If anyone found out what they were doing, it would all come to a crashing halt. More than anything, Alfred Ely Beach did not want Boss Tweed to discover his secret. His subway would surely put a dent in the omnibus and horse car franchises, and Tweed would expect the same level of graft from Beach.
If he could only finish his tunnel before Tweed found out, an ecstatic public response would surely force its acceptance.
Beach wanted to solve New York’s transportation nightmare, and he knew that the proposed elevated trains just wouldn’t do the trick. The only way to go was down-a subway like London’s, sort of.
London opened the world’s first subway in 1863, but it was dirty, noisy, unhealthy. His would be clean, silent, and beautiful. London’s subway was pulled by locomotives belching smoke and spewing sparks. Beach’s would glide on a current of air.
He rented the ground floor and the two basement levels of Devlin’s clothing store on the corner of Warren Street. From there. he began digging out to the middle of Broadway, then turned south. His hydraulic shield moved the work forward sixteen inches with each push, leaving no telltale signs on the street above. The debris was moved to the basement, then carted away under cover of night.
The car would be pushed by air from the Western Tornado, a massive blower shipped from Indiana on five railway cars. The huge sections were delivered to the corner of Warren and Broadway, then lowered into a chamber below the sidewalk. Curiosities were aroused.

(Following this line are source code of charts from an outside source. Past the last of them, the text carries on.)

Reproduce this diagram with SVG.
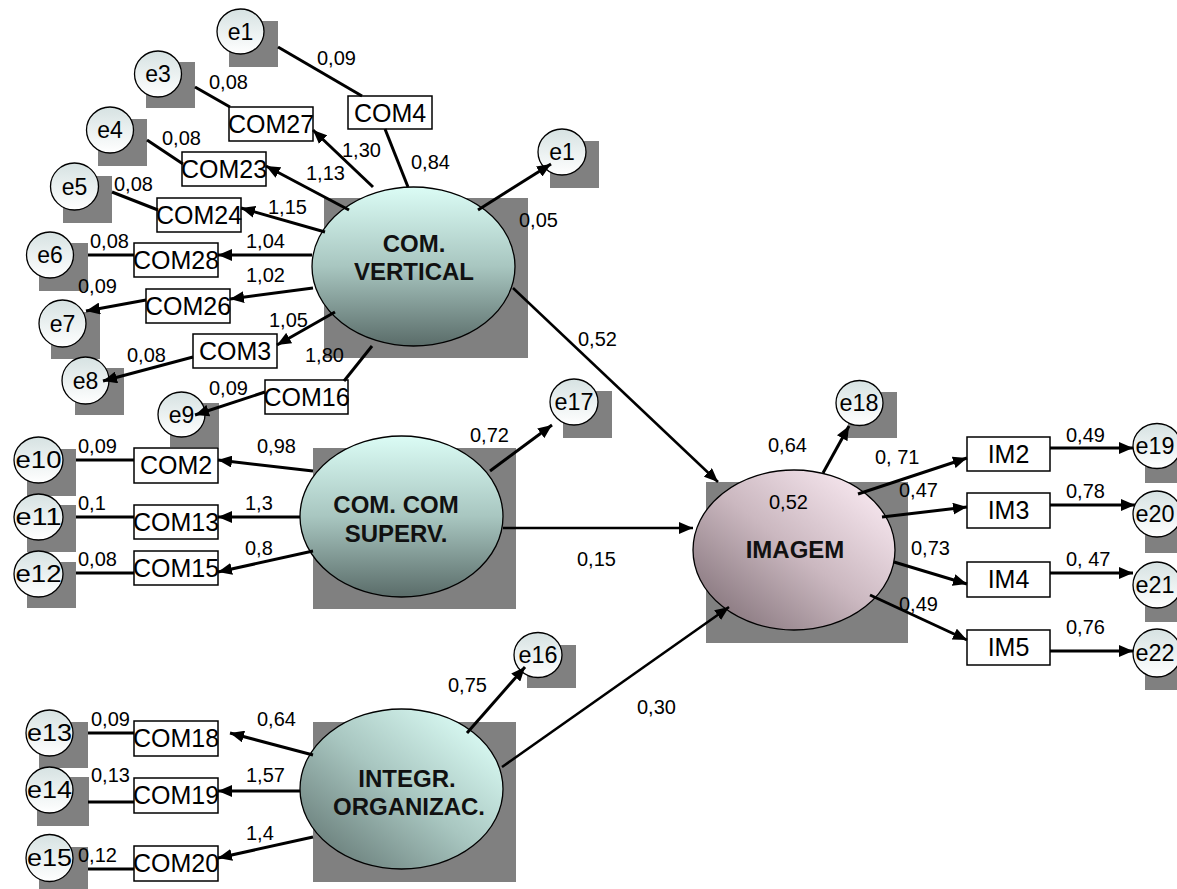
<svg xmlns="http://www.w3.org/2000/svg" width="1177" height="889" viewBox="0 0 1177 889">
<defs>
<linearGradient id="gErr" x1="0" y1="0" x2="0" y2="1"><stop offset="0" stop-color="#d6e2e2"/><stop offset="1" stop-color="#ffffff"/></linearGradient>
<linearGradient id="gV" x1="0" y1="0" x2="0" y2="1"><stop offset="0" stop-color="#dbfcf5"/><stop offset="0.5" stop-color="#a8c6c0"/><stop offset="1" stop-color="#5a6c69"/></linearGradient>
<linearGradient id="gD" x1="1" y1="0" x2="0" y2="1"><stop offset="0.1" stop-color="#dbfcf5"/><stop offset="0.5" stop-color="#a8c6c0"/><stop offset="1" stop-color="#5a6c69"/></linearGradient>
<linearGradient id="gI" x1="1" y1="0" x2="0" y2="1"><stop offset="0.1" stop-color="#f8e8f0"/><stop offset="0.5" stop-color="#cbb8c0"/><stop offset="1" stop-color="#76666d"/></linearGradient>
<marker id="ah" markerUnits="userSpaceOnUse" markerWidth="15" markerHeight="12" refX="14" refY="6" orient="auto"><path d="M0,0 L14,6 L0,12 z" fill="#000"/></marker>
</defs>
<style>
.sh{fill:#808080}
.err{fill:url(#gErr);stroke:#000;stroke-width:1.3}
.box{fill:#fff;stroke:#000;stroke-width:1.5}
.lat{stroke:#000;stroke-width:1.3}
.et{font-family:"Liberation Sans",Arial,sans-serif;font-size:23px;text-anchor:middle;fill:#000}
.bt{font-family:"Liberation Sans",Arial,sans-serif;font-size:25px;text-anchor:middle;fill:#000}
.lt{font-family:"Liberation Sans",Arial,sans-serif;font-size:24px;font-weight:bold;text-anchor:middle;fill:#111}
.ct{font-family:"Liberation Sans",Arial,sans-serif;font-size:20px;fill:#000}
#connectors line{stroke:#000;stroke-width:3;fill:none}
#connectors .a{marker-end:url(#ah)}
</style>
<rect width="1177" height="889" fill="#fff"/>

<!-- latent variables -->
<g id="comvertical"><rect class="sh" x="324" y="198" width="204" height="160"/><ellipse class="lat" cx="413.5" cy="266.5" rx="101.5" ry="79.5" fill="url(#gV)"/><text class="lt" x="414" y="252">COM.</text><text class="lt" x="414" y="280">VERTICAL</text></g>
<g id="comsuperv"><rect class="sh" x="313" y="448" width="203" height="161"/><ellipse class="lat" cx="401.5" cy="516.5" rx="101.5" ry="80.5" fill="url(#gV)"/><text class="lt" x="396" y="513">COM. COM</text><text class="lt" x="396" y="542">SUPERV.</text></g>
<g id="integr"><rect class="sh" x="313" y="722" width="203" height="160"/><ellipse class="lat" cx="401.5" cy="789" rx="101.5" ry="80" fill="url(#gD)"/><text class="lt" x="407" y="787">INTEGR.</text><text class="lt" x="409" y="815">ORGANIZAC.</text></g>
<g id="imagem"><rect class="sh" x="706" y="482" width="202" height="161"/><ellipse class="lat" cx="794" cy="550" rx="101" ry="80" fill="url(#gI)"/><text class="lt" x="795" y="558">IMAGEM</text></g>

<!-- error terms -->
<g id="e1a"><rect class="sh" x="229" y="21" width="49" height="46"/><ellipse class="err" cx="240.5" cy="31.5" rx="23.5" ry="22.5"/><text class="et" x="240.5" y="39.5">e1</text></g>
<g id="e3"><rect class="sh" x="146" y="62" width="49" height="46"/><ellipse class="err" cx="158" cy="74" rx="23.5" ry="23"/><text class="et" x="158" y="82">e3</text></g>
<g id="e4"><rect class="sh" x="98" y="119" width="49" height="47"/><ellipse class="err" cx="110" cy="130" rx="23.5" ry="23"/><text class="et" x="110" y="138">e4</text></g>
<g id="e5"><rect class="sh" x="63" y="176" width="49" height="47"/><ellipse class="err" cx="74.5" cy="186.5" rx="24" ry="23.5"/><text class="et" x="74.5" y="194.5">e5</text></g>
<g id="e6"><rect class="sh" x="39" y="243" width="49" height="48"/><ellipse class="err" cx="50" cy="255" rx="23.5" ry="23"/><text class="et" x="50" y="263">e6</text></g>
<g id="e7"><rect class="sh" x="51" y="312" width="49" height="47"/><ellipse class="err" cx="62.5" cy="323.5" rx="23.5" ry="23.5"/><text class="et" x="62.5" y="331.5">e7</text></g>
<g id="e8"><rect class="sh" x="75" y="368" width="49" height="47"/><ellipse class="err" cx="85.5" cy="380.5" rx="23.5" ry="23.5"/><text class="et" x="85.5" y="388.5">e8</text></g>
<g id="e9"><rect class="sh" x="170" y="403" width="49" height="44"/><ellipse class="err" cx="181.5" cy="414.5" rx="23.5" ry="22.5"/><text class="et" x="181.5" y="422.5">e9</text></g>
<g id="e10"><rect class="sh" x="27" y="449" width="49" height="47"/><ellipse class="err" cx="38.5" cy="460" rx="24.5" ry="23"/><text class="et" x="38.5" y="468" textLength="46" lengthAdjust="spacingAndGlyphs">e10</text></g>
<g id="e11"><rect class="sh" x="27" y="505" width="49" height="47"/><ellipse class="err" cx="38.5" cy="517" rx="24.5" ry="23"/><text class="et" x="38.5" y="525" textLength="46" lengthAdjust="spacingAndGlyphs">e11</text></g>
<g id="e12"><rect class="sh" x="27" y="562" width="49" height="46"/><ellipse class="err" cx="38.5" cy="574" rx="24.5" ry="23"/><text class="et" x="38.5" y="582" textLength="46" lengthAdjust="spacingAndGlyphs">e12</text></g>
<g id="e13"><rect class="sh" x="39" y="722" width="49" height="46"/><ellipse class="err" cx="49.5" cy="733" rx="23.5" ry="23"/><text class="et" x="49.5" y="741" textLength="45" lengthAdjust="spacingAndGlyphs">e13</text></g>
<g id="e14"><rect class="sh" x="37" y="777" width="52" height="49"/><ellipse class="err" cx="49.5" cy="790" rx="23.5" ry="23"/><text class="et" x="49.5" y="798" textLength="45" lengthAdjust="spacingAndGlyphs">e14</text></g>
<g id="e15"><rect class="sh" x="39" y="847" width="49" height="42"/><ellipse class="err" cx="49.5" cy="858" rx="23.5" ry="23.5"/><text class="et" x="49.5" y="866" textLength="45" lengthAdjust="spacingAndGlyphs">e15</text></g>
<g id="e1b"><rect class="sh" x="550" y="141" width="49" height="47"/><ellipse class="err" cx="562" cy="152" rx="24" ry="23"/><text class="et" x="562" y="160">e1</text></g>
<g id="e17"><rect class="sh" x="563" y="391" width="49" height="47"/><ellipse class="err" cx="574" cy="402" rx="24" ry="23"/><text class="et" x="574" y="410" textLength="39" lengthAdjust="spacingAndGlyphs">e17</text></g>
<g id="e18"><rect class="sh" x="848" y="392" width="49" height="46"/><ellipse class="err" cx="859.5" cy="403" rx="23.5" ry="22.5"/><text class="et" x="859" y="411" textLength="39" lengthAdjust="spacingAndGlyphs">e18</text></g>
<g id="e16"><rect class="sh" x="527" y="645" width="49" height="43"/><ellipse class="err" cx="538" cy="655" rx="24" ry="22.5"/><text class="et" x="538" y="663" textLength="39" lengthAdjust="spacingAndGlyphs">e16</text></g>
<g id="e19"><rect class="sh" x="1145" y="436" width="32" height="47"/><ellipse class="err" cx="1157" cy="446" rx="24" ry="22.5"/><text class="et" x="1155" y="454" textLength="39" lengthAdjust="spacingAndGlyphs">e19</text></g>
<g id="e20"><rect class="sh" x="1145" y="505" width="32" height="48"/><ellipse class="err" cx="1157" cy="514" rx="24" ry="23"/><text class="et" x="1155" y="522" textLength="39" lengthAdjust="spacingAndGlyphs">e20</text></g>
<g id="e21"><rect class="sh" x="1145" y="575" width="32" height="47"/><ellipse class="err" cx="1157" cy="585" rx="24" ry="23"/><text class="et" x="1155" y="593" textLength="39" lengthAdjust="spacingAndGlyphs">e21</text></g>
<g id="e22"><rect class="sh" x="1145" y="643" width="32" height="47"/><ellipse class="err" cx="1157" cy="653" rx="24" ry="24"/><text class="et" x="1155" y="661" textLength="39" lengthAdjust="spacingAndGlyphs">e22</text></g>

<!-- observed variables -->
<g id="com4"><rect class="box" x="348" y="96" width="84" height="33"/><text class="bt" x="390" y="122">COM4</text></g>
<g id="com27"><rect class="box" x="229" y="107" width="84" height="34"/><text class="bt" x="271" y="133">COM27</text></g>
<g id="com23"><rect class="box" x="182" y="152" width="84" height="34"/><text class="bt" x="224" y="178">COM23</text></g>
<g id="com24"><rect class="box" x="157" y="198" width="84" height="34"/><text class="bt" x="199" y="224">COM24</text></g>
<g id="com28"><rect class="box" x="134" y="243" width="84" height="34"/><text class="bt" x="176" y="269">COM28</text></g>
<g id="com26"><rect class="box" x="146" y="289" width="84" height="34"/><text class="bt" x="188" y="315">COM26</text></g>
<g id="com3"><rect class="box" x="193" y="334" width="84" height="34"/><text class="bt" x="235" y="360">COM3</text></g>
<g id="com16"><rect class="box" x="265" y="380" width="83" height="34"/><text class="bt" x="306.5" y="406">COM16</text></g>
<g id="com2"><rect class="box" x="134" y="448" width="84" height="35"/><text class="bt" x="176" y="474">COM2</text></g>
<g id="com13"><rect class="box" x="134" y="505" width="84" height="34"/><text class="bt" x="176" y="531">COM13</text></g>
<g id="com15"><rect class="box" x="134" y="551" width="84" height="34"/><text class="bt" x="176" y="577">COM15</text></g>
<g id="com18"><rect class="box" x="134" y="721" width="84" height="35"/><text class="bt" x="176" y="747">COM18</text></g>
<g id="com19"><rect class="box" x="134" y="778" width="84" height="35"/><text class="bt" x="176" y="804">COM19</text></g>
<g id="com20"><rect class="box" x="134" y="846" width="84" height="35"/><text class="bt" x="176" y="872">COM20</text></g>
<g id="im2"><rect class="box" x="967" y="437" width="83" height="34"/><text class="bt" x="1008.5" y="463">IM2</text></g>
<g id="im3"><rect class="box" x="967" y="493" width="83" height="35"/><text class="bt" x="1008.5" y="519">IM3</text></g>
<g id="im4"><rect class="box" x="967" y="562" width="83" height="35"/><text class="bt" x="1008.5" y="588">IM4</text></g>
<g id="im5"><rect class="box" x="967" y="630" width="83" height="35"/><text class="bt" x="1008.5" y="656">IM5</text></g>

<g id="connectors">
<line x1="278" y1="47" x2="362" y2="96"/>
<line x1="385" y1="129" x2="408" y2="187"/>
<line x1="195" y1="87" x2="230" y2="107"/>
<line x1="147" y1="140" x2="183" y2="164"/>
<line x1="112" y1="192" x2="158" y2="210"/>
<line x1="88" y1="255" x2="134" y2="255"/>
<line x1="372" y1="346" x2="344" y2="381"/>
<line x1="76" y1="460" x2="134" y2="460"/>
<line x1="76" y1="517" x2="134" y2="517"/>
<line x1="76" y1="573" x2="134" y2="573"/>
<line x1="88" y1="733" x2="134" y2="733"/>
<line x1="88" y1="802" x2="134" y2="802"/>
<line x1="88" y1="869" x2="134" y2="869"/>
<line class="a" x1="373" y1="187" x2="313" y2="130"/>
<line class="a" x1="349" y1="210" x2="266" y2="166"/>
<line class="a" x1="325" y1="232" x2="241" y2="208"/>
<line class="a" x1="312" y1="255" x2="218" y2="255"/>
<line class="a" x1="313" y1="288" x2="230" y2="299"/>
<line class="a" x1="335" y1="312" x2="277" y2="345"/>
<line class="a" x1="146" y1="300" x2="86" y2="311"/>
<line class="a" x1="193" y1="357" x2="103" y2="381"/>
<line class="a" x1="265" y1="392" x2="195" y2="415"/>
<line class="a" x1="478" y1="210" x2="551" y2="164"/>
<line class="a" x1="513" y1="288" x2="718" y2="482" style="stroke-width:2.5"/>
<line class="a" x1="313" y1="471" x2="218" y2="460"/>
<line class="a" x1="300" y1="517" x2="218" y2="517"/>
<line class="a" x1="313" y1="551" x2="218" y2="572"/>
<line class="a" x1="490" y1="471" x2="552" y2="425"/>
<line class="a" x1="503" y1="528" x2="693" y2="528" style="stroke-width:2.5"/>
<line class="a" x1="313" y1="755" x2="230" y2="733"/>
<line class="a" x1="300" y1="791" x2="218" y2="791"/>
<line class="a" x1="313" y1="837" x2="218" y2="858"/>
<line class="a" x1="467" y1="733" x2="525" y2="667"/>
<line class="a" x1="502" y1="767" x2="729" y2="607" style="stroke-width:2.5"/>
<line class="a" x1="823" y1="473" x2="849" y2="426"/>
<line class="a" x1="858" y1="494" x2="967" y2="458"/>
<line class="a" x1="882" y1="517" x2="967" y2="507"/>
<line class="a" x1="894" y1="562" x2="967" y2="584"/>
<line class="a" x1="870" y1="595" x2="967" y2="640"/>
<line class="a" x1="1050" y1="448" x2="1133" y2="448"/>
<line class="a" x1="1050" y1="505" x2="1135" y2="505"/>
<line class="a" x1="1050" y1="573" x2="1133" y2="573"/>
<line class="a" x1="1050" y1="651" x2="1133" y2="651"/>
</g>

<g id="labels">
<text class="ct" x="317" y="65">0,09</text>
<text class="ct" x="209" y="89">0,08</text>
<text class="ct" x="162" y="145">0,08</text>
<text class="ct" x="114" y="191">0,08</text>
<text class="ct" x="342" y="157">1,30</text>
<text class="ct" x="306" y="180">1,13</text>
<text class="ct" x="411" y="169">0,84</text>
<text class="ct" x="268" y="214">1,15</text>
<text class="ct" x="246" y="248">1,04</text>
<text class="ct" x="246" y="282">1,02</text>
<text class="ct" x="90" y="248">0,08</text>
<text class="ct" x="78" y="293">0,09</text>
<text class="ct" x="269" y="327">1,05</text>
<text class="ct" x="127" y="362">0,08</text>
<text class="ct" x="305" y="362">1,80</text>
<text class="ct" x="209" y="395">0,09</text>
<text class="ct" x="519" y="227">0,05</text>
<text class="ct" x="78" y="453">0,09</text>
<text class="ct" x="257" y="453">0,98</text>
<text class="ct" x="78" y="510">0,1</text>
<text class="ct" x="245" y="510">1,3</text>
<text class="ct" x="78" y="566">0,08</text>
<text class="ct" x="245" y="555">0,8</text>
<text class="ct" x="470" y="442">0,72</text>
<text class="ct" x="577" y="566">0,15</text>
<text class="ct" x="578" y="346">0,52</text>
<text class="ct" x="768" y="452">0,64</text>
<text class="ct" x="769" y="509">0,52</text>
<text class="ct" x="875" y="464">0, 71</text>
<text class="ct" x="899" y="497">0,47</text>
<text class="ct" x="911" y="555">0,73</text>
<text class="ct" x="899" y="611">0,49</text>
<text class="ct" x="1066" y="442">0,49</text>
<text class="ct" x="1066" y="498">0,78</text>
<text class="ct" x="1066" y="566">0, 47</text>
<text class="ct" x="1066" y="634">0,76</text>
<text class="ct" x="448" y="692">0,75</text>
<text class="ct" x="637" y="714">0,30</text>
<text class="ct" x="257" y="726">0,64</text>
<text class="ct" x="91" y="726">0,09</text>
<text class="ct" x="246" y="782">1,57</text>
<text class="ct" x="91" y="782">0,13</text>
<text class="ct" x="246" y="840">1,4</text>
<text class="ct" x="78" y="862">0,12</text>
</g>
</svg>
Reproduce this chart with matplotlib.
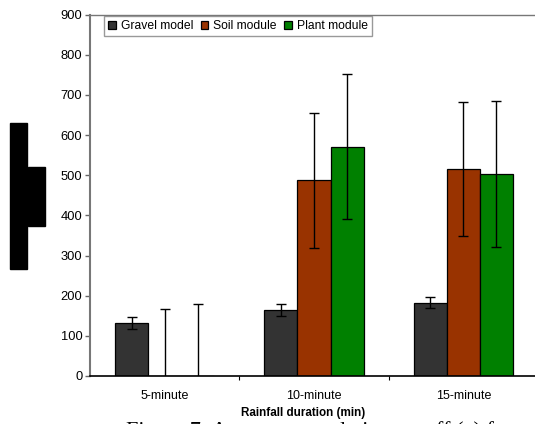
import numpy as np
import matplotlib.pyplot as plt
from matplotlib.patches import Rectangle

plt.rcParams['font.family'] = ['Liberation Sans', 'DejaVu Sans']

durations = ["5-minute", "10-minute", "15-minute"]
series_names = ["Gravel model", "Soil module", "Plant module"]
gravel = [132, 165, 183]
soil = [0, 488, 515]
plant = [0, 571, 503]
gravel_err = [16, 15, 14]
soil_err = [168, 168, 167]
plant_err = [180, 181, 181]
colors = ["#333333", "#993300", "#008000"]

fig = plt.figure(figsize=(5.35, 4.24), dpi=100)
W, H = 535, 424
ax = fig.add_axes([90 / W, 1 - 376 / H, 448 / W, 361.3 / H])

x = np.arange(len(durations))
width = 0.222
values = [gravel, soil, plant]
errors = [gravel_err, soil_err, plant_err]
for i in range(3):
    ax.bar(x + (i - 1) * width, values[i], width, color=colors[i],
           edgecolor="black", linewidth=0.9, label=series_names[i],
           yerr=errors[i], error_kw=dict(ecolor="black", elinewidth=1.0,
                                         capsize=3.3, capthick=1.0),
           zorder=2)

ax.set_xlim(-0.5, 2.5)
ax.set_ylim(0, 900)
ax.set_yticks(range(0, 901, 100))
ax.set_xticks(x)
ax.set_xticklabels(durations, fontsize=9)
ax.set_xticks([0.5, 1.5], minor=True)
ax.tick_params(axis="x", which="major", length=0, pad=10)
ax.tick_params(axis="x", which="minor", length=3, width=0.8, direction="out")
ax.tick_params(axis="y", length=3.5, width=1.0, color="#666666",
               labelsize=9.3, pad=2)

for side in ["left", "top", "right"]:
    ax.spines[side].set_color("#777777")
ax.spines["left"].set_linewidth(1.5)
ax.spines["top"].set_linewidth(1.0)
ax.spines["bottom"].set_linewidth(1.2)
ax.spines["bottom"].set_color("black")

leg = ax.legend(ncol=3, loc="upper left", bbox_to_anchor=(104 / W, 1 - 16 / H),
                bbox_transform=fig.transFigure, fontsize=8.7, frameon=True,
                fancybox=False, edgecolor="#808080", borderpad=0.35,
                handlelength=0.65, handleheight=0.65, handletextpad=0.4,
                columnspacing=0.6, borderaxespad=0)
leg.get_frame().set_linewidth(1.0)

fig.text(303 / W, 1 - 416 / H, "Rainfall duration (min)", fontsize=8.4,
         fontweight="bold", ha="center", va="baseline")

# caption line running off the bottom edge
fig.text(126 / W, 1 - 421 / H, "Figure 7: Average cumulative runoff (a) f",
         fontsize=16, family=["Liberation Serif", "DejaVu Serif"],
         ha="left", va="top")

# blocks covering the vertical axis title
fig.patches.append(Rectangle((10 / W, 1 - 269 / H), 17 / W, 146 / H,
                             transform=fig.transFigure, color="black"))
fig.patches.append(Rectangle((28 / W, 1 - 226 / H), 17 / W, 59 / H,
                             transform=fig.transFigure, color="black"))

fig.savefig("out.png", dpi=100)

Beach had obtained permission to construct a narrow tube below Broadway to experiment with the pneumatic transport of mail, but a tunnel large enough for a subway was clearly illegal. He was hoping city inspectors would stay away long enough for him to complete his work and reveal it to the public.
The jig was up in January 1870, when a Times reporter made his way below Broadway and into the tunnel, forcing Beach’s hand. In February, the Beach Pneumatic Railway opened to the public-an instant success. That year more than 400,000 people rode on a cushion of air between Warren and Murray streets. Tweed’s objections were overcome, and in 1873 Beach received approval to extend the line as far north as Central Park.
But in the end, it all came down to money, as it often does. Just as Beach was lining up private investors, the market crashed, forcing his backers to withdraw their financial support. The following year Beach saw the writing on the wall and closed down the operation. New York would have to wait another thirty years for its subway.